_Data for the task:_

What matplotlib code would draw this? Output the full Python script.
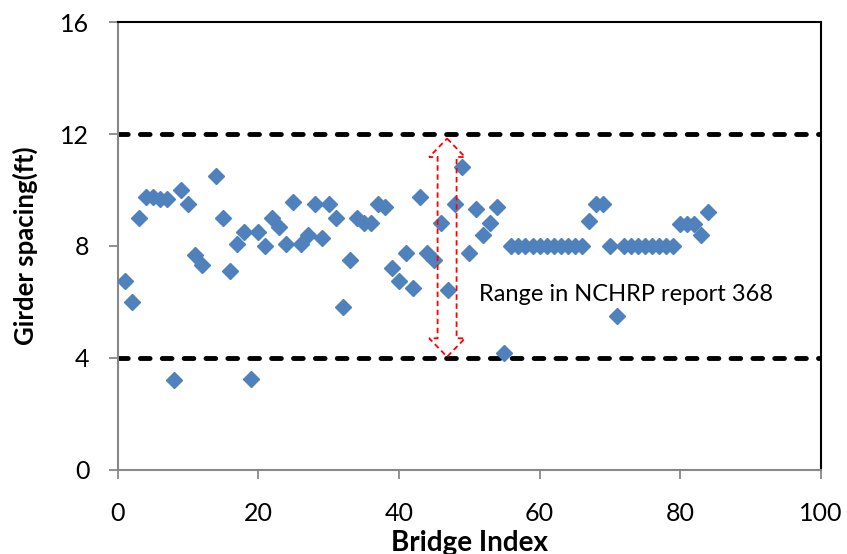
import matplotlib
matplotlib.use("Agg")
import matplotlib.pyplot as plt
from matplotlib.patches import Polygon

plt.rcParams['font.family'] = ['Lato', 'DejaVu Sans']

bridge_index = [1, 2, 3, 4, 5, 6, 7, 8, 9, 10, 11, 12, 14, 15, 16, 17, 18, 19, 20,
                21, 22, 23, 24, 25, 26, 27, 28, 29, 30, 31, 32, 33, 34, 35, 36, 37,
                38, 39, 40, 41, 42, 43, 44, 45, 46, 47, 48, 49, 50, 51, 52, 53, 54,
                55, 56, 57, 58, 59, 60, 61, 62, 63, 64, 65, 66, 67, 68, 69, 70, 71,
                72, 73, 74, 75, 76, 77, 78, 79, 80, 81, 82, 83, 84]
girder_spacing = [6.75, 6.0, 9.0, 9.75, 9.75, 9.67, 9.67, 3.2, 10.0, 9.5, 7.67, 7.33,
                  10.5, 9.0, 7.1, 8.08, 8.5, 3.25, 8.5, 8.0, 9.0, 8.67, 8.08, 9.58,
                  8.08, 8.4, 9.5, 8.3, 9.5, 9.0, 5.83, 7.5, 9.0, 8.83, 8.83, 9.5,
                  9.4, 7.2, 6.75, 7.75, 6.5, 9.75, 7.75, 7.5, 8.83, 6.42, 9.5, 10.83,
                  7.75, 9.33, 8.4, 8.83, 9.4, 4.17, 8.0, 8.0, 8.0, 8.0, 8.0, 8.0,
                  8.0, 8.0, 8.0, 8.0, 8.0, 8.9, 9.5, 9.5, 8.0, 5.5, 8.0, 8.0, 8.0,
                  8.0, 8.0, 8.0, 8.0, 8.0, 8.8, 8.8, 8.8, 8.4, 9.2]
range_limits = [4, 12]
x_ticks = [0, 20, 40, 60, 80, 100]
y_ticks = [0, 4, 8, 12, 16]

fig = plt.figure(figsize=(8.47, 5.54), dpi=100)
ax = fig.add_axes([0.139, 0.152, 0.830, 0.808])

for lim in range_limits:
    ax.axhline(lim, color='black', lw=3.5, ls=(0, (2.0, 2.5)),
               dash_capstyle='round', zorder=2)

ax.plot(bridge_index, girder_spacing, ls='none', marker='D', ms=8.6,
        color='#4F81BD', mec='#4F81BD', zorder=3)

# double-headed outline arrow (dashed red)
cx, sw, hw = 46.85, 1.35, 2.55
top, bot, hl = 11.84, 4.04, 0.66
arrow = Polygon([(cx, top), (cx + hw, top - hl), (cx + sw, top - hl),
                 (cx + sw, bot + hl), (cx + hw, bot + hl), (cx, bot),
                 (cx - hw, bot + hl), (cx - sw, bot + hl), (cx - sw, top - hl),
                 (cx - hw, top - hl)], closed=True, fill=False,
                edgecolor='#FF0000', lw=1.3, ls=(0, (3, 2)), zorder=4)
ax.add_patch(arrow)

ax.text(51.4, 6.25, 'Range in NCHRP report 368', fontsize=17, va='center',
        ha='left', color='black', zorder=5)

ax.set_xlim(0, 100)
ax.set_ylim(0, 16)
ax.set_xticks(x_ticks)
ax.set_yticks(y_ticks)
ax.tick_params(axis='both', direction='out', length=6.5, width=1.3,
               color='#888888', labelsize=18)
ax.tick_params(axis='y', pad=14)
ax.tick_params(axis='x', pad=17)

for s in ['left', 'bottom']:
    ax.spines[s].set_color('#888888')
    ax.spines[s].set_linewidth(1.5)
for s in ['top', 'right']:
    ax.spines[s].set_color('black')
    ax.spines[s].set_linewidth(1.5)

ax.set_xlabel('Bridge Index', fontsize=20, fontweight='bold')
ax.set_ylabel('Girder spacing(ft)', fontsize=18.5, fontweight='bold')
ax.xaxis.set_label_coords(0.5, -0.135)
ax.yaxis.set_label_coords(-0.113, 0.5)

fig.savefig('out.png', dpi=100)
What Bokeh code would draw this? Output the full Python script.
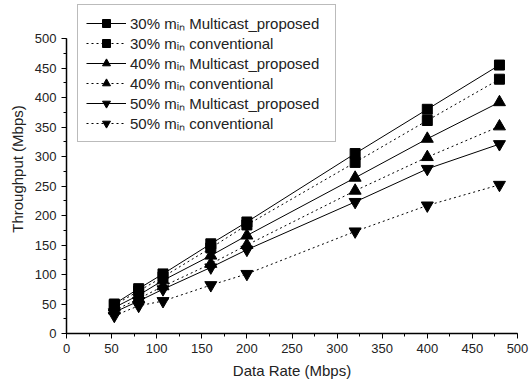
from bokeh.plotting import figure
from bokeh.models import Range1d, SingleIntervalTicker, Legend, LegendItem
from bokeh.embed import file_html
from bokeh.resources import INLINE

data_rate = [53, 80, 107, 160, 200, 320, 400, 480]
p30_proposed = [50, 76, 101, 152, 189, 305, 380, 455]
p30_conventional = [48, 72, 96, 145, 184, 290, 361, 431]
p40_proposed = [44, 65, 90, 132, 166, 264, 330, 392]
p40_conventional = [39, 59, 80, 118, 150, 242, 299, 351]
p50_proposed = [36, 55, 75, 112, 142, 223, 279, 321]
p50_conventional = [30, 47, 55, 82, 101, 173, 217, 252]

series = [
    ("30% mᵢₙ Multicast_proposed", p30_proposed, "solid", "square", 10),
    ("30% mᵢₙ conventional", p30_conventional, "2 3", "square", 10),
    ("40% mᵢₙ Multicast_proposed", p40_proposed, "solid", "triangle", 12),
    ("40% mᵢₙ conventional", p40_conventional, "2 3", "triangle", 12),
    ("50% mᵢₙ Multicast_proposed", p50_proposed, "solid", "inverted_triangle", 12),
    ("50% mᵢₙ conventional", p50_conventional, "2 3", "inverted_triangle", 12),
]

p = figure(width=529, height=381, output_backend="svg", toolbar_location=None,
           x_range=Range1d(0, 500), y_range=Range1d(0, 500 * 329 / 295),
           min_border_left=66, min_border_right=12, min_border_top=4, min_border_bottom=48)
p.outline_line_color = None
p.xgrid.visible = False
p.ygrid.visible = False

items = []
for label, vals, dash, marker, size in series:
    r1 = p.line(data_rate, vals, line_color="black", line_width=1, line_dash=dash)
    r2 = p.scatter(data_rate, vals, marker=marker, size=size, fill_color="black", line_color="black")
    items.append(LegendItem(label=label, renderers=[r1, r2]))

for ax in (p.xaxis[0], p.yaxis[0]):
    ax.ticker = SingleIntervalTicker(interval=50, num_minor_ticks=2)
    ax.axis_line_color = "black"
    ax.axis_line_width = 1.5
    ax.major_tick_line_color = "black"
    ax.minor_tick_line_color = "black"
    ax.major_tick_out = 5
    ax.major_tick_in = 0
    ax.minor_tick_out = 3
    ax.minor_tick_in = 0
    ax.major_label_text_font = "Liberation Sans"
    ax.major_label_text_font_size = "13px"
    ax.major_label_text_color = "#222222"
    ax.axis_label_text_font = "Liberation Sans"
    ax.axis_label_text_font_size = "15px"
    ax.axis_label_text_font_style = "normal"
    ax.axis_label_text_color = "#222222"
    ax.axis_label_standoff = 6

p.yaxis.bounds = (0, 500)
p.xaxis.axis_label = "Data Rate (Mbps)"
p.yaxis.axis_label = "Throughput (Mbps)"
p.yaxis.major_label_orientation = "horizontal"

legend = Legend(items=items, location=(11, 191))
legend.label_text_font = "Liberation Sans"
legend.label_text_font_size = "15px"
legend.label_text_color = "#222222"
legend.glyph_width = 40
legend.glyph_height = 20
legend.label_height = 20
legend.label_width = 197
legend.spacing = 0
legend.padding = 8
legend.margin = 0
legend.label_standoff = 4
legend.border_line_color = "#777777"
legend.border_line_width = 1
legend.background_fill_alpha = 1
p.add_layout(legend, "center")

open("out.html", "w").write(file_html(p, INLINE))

_Exercise instructions:_ Only the lines from the one with "What Bokeh code" down to the one with "p.ygrid.visible = False" belong in your copy, both ends included; write them out exactly and skip any pictures.

_Expected output:_
What Bokeh code would draw this? Output the full Python script.
from bokeh.plotting import figure
from bokeh.models import Range1d, SingleIntervalTicker, Legend, LegendItem
from bokeh.embed import file_html
from bokeh.resources import INLINE

data_rate = [53, 80, 107, 160, 200, 320, 400, 480]
p30_proposed = [50, 76, 101, 152, 189, 305, 380, 455]
p30_conventional = [48, 72, 96, 145, 184, 290, 361, 431]
p40_proposed = [44, 65, 90, 132, 166, 264, 330, 392]
p40_conventional = [39, 59, 80, 118, 150, 242, 299, 351]
p50_proposed = [36, 55, 75, 112, 142, 223, 279, 321]
p50_conventional = [30, 47, 55, 82, 101, 173, 217, 252]

series = [
    ("30% mᵢₙ Multicast_proposed", p30_proposed, "solid", "square", 10),
    ("30% mᵢₙ conventional", p30_conventional, "2 3", "square", 10),
    ("40% mᵢₙ Multicast_proposed", p40_proposed, "solid", "triangle", 12),
    ("40% mᵢₙ conventional", p40_conventional, "2 3", "triangle", 12),
    ("50% mᵢₙ Multicast_proposed", p50_proposed, "solid", "inverted_triangle", 12),
    ("50% mᵢₙ conventional", p50_conventional, "2 3", "inverted_triangle", 12),
]

p = figure(width=529, height=381, output_backend="svg", toolbar_location=None,
           x_range=Range1d(0, 500), y_range=Range1d(0, 500 * 329 / 295),
           min_border_left=66, min_border_right=12, min_border_top=4, min_border_bottom=48)
p.outline_line_color = None
p.xgrid.visible = False
p.ygrid.visible = False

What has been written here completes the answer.